Even when the 1960s arrived and radical politics became fashionable among my peers, it never felt quite like my revolution. My friends dreamed of hippie communes in San Francisco with Che Guevara posters on the wall and Jimi Hendrix playing on the stereo. I dreamed of driving a tractor.
My refuge was the Zionist youth group, where we spent weekends and summers singing the hymns of Haim Nahman Bialik — “Let our hands be strong redeeming the soil” — and the British Labour Party anthem that I’d learned as a child at the Seder table: “Though cowards flinch and traitors sneer / We’ll keep the red flag flying here!”
Now I’d finally arrived in Israel, just in time to see the red flag taken down and folded away. Identity and belonging were turning out to be much more complicated than I’d imagined.
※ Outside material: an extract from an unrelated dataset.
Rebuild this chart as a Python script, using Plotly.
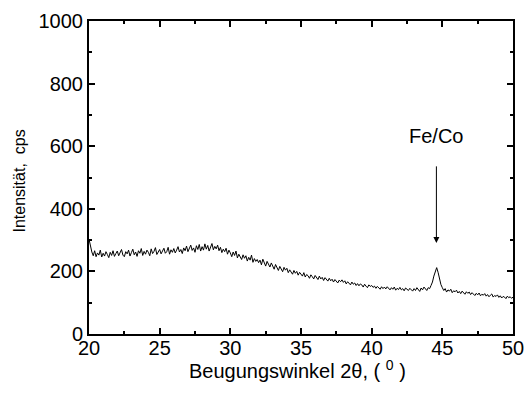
import numpy as np
import plotly.graph_objects as go

# Diffraction angle 2θ (degrees), sampled every 0.1°
two_theta = np.round(np.arange(200, 501) / 10.0, 1)

# Measured intensity (cps), one row per degree
intensity = [
    303, 278, 262, 250, 266, 247, 259, 252, 268, 246,
    258, 249, 263, 254, 244, 261, 251, 266, 248, 257,
    265, 250, 259, 270, 252, 247, 263, 256, 268, 249,
    260, 271, 253, 262, 248, 266, 258, 273, 251, 264,
    255, 268, 261, 250, 272, 257, 264, 276, 254, 262,
    270, 256, 266, 274, 258, 263, 277, 255, 269, 261,
    273, 259, 268, 279, 262, 270, 257, 275, 266, 281,
    263, 272, 284, 267, 275, 261, 282, 270, 286, 265,
    279, 268, 288, 271, 283, 265, 276, 289, 269, 280,
    272, 284, 266, 277, 260, 271, 263, 274, 255, 268,
    259, 247, 262, 251, 265, 243, 255, 248, 238, 253,
    242, 250, 233, 245, 236, 252, 229, 241, 232, 238,
    228, 236, 221, 239, 225, 217, 232, 222, 214, 227,
    218, 207, 222, 211, 203, 216, 208, 199, 213, 204,
    210, 196, 205, 199, 191, 203, 194, 200, 188, 197,
    191, 185, 196, 182, 190, 186, 178, 189, 183, 176,
    187, 179, 174, 185, 176, 181, 171, 180, 175, 169,
    178, 170, 175, 166, 174, 169, 163, 172, 167, 173,
    165, 170, 160, 167, 162, 157, 166, 159, 163, 155,
    161, 154, 160, 157, 150, 159, 153, 148, 157, 152,
    155, 149, 153, 146, 152, 148, 143, 151, 145, 150,
    144, 151, 147, 141, 148, 143, 150, 140, 146, 142,
    149, 141, 145, 138, 147, 143, 139, 146, 141, 137,
    145, 139, 148, 142, 136, 147, 141, 150, 143, 139,
    148, 145, 155, 166, 185, 203, 212, 197, 176, 158,
    148, 139, 145, 134, 141, 137, 143, 132, 138, 135,
    140, 131, 136, 129, 137, 133, 127, 135, 130, 134,
    126, 132, 128, 123, 130, 125, 131, 122, 127, 124,
    129, 121, 126, 119, 124, 128, 118, 123, 120, 125,
    117, 122, 115, 120, 118, 113, 121, 116, 119, 114,
    118,
]

# Peak marker: label position and arrow tip
peak_label = "Fe/Co"
peak_angle = 44.58
label_level = 633
arrow_tip = 291

x_title = "Beugungswinkel 2θ, ( <sup>0</sup> )"
y_title = "Intensität,  cps"

FONT = "Liberation Sans, Arial, Helvetica, sans-serif"

fig = go.Figure()
fig.add_trace(go.Scatter(
    x=two_theta, y=intensity, mode="lines",
    line=dict(color="black", width=1),
    showlegend=False, hoverinfo="skip",
))

# Label with an arrow pointing down to the reflection
fig.add_annotation(
    x=peak_angle, y=arrow_tip, ax=peak_angle, ay=label_level,
    xref="x", yref="y", axref="x", ayref="y",
    text=peak_label, showarrow=True, arrowhead=2, arrowsize=1.2,
    arrowwidth=1, arrowcolor="black", borderpad=19,
    font=dict(family=FONT, size=20, color="black"),
)

# Axis titles, placed relative to the plotting area
fig.add_annotation(
    x=0.492, y=-0.112, xref="paper", yref="paper",
    xanchor="center", yanchor="middle", showarrow=False,
    text=x_title, font=dict(family=FONT, size=20, color="black"),
)
fig.add_annotation(
    x=-0.163, y=0.49, xref="paper", yref="paper",
    xanchor="center", yanchor="middle", showarrow=False, textangle=-90,
    text=y_title, font=dict(family=FONT, size=16, color="black"),
)

axis_common = dict(
    showline=True, linecolor="black", linewidth=2, mirror="ticks",
    ticks="inside", ticklen=6, tickwidth=1.5, tickcolor="black",
    showgrid=False, zeroline=False, automargin=False,
    ticklabeloverflow="allow",
    tickfont=dict(family=FONT, size=20, color="black"),
)

fig.update_xaxes(
    range=[20, 50], dtick=5, tick0=20, ticklabelstandoff=-5,
    minor=dict(ticks="inside", ticklen=3, dtick=2.5, tickcolor="black", tickwidth=1.5),
    **axis_common,
)
fig.update_yaxes(
    range=[0, 1000], dtick=200, tick0=0,
    minor=dict(ticks="inside", ticklen=3, dtick=100, tickcolor="black", tickwidth=1.5),
    **axis_common,
)

fig.update_layout(
    width=524, height=398,
    margin=dict(l=89, r=11, t=21, b=64),
    plot_bgcolor="white", paper_bgcolor="white",
)

fig.write_html("out.html")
The year in Israel left me more conflicted than ever. Returning home for college, I threw myself into campus Zionist activism. My time was divided between fighting the student left over Israel’s right to survive and fighting the Zionist mainstream over compromise and coexistence. Four decades later, I’m still fighting both fights. One side is still trying to steal my red flag. The other side is trying to steal my blue-and-white flag.
There are times when I feel like I’m back at summer camp and my life is one big game of Capture the Flag.
Most days, the red flag battle of 1968 seems like ancient history. But it’s come alive again, thanks to Bernie Sanders and his mysterious kibbutz adventure. Once Haaretz discovered that he’d been a volunteer at Kibbutz Sha’ar HaAmakim in the early 1960s, journalists started poking around. They discovered that the kibbutz had flown the red flag and belonged to a Labor Zionist faction, Hashomer Hatzair, that had once believed in the Soviet illusion. The news came back to America, and we were off to the races.
There will be lies told about Sanders in the months ahead, just as lies are told about every political candidate when the race heats up. But few will be more misleading, and more defaming of Israel’s founders and pioneers, than the tales told about the red flag.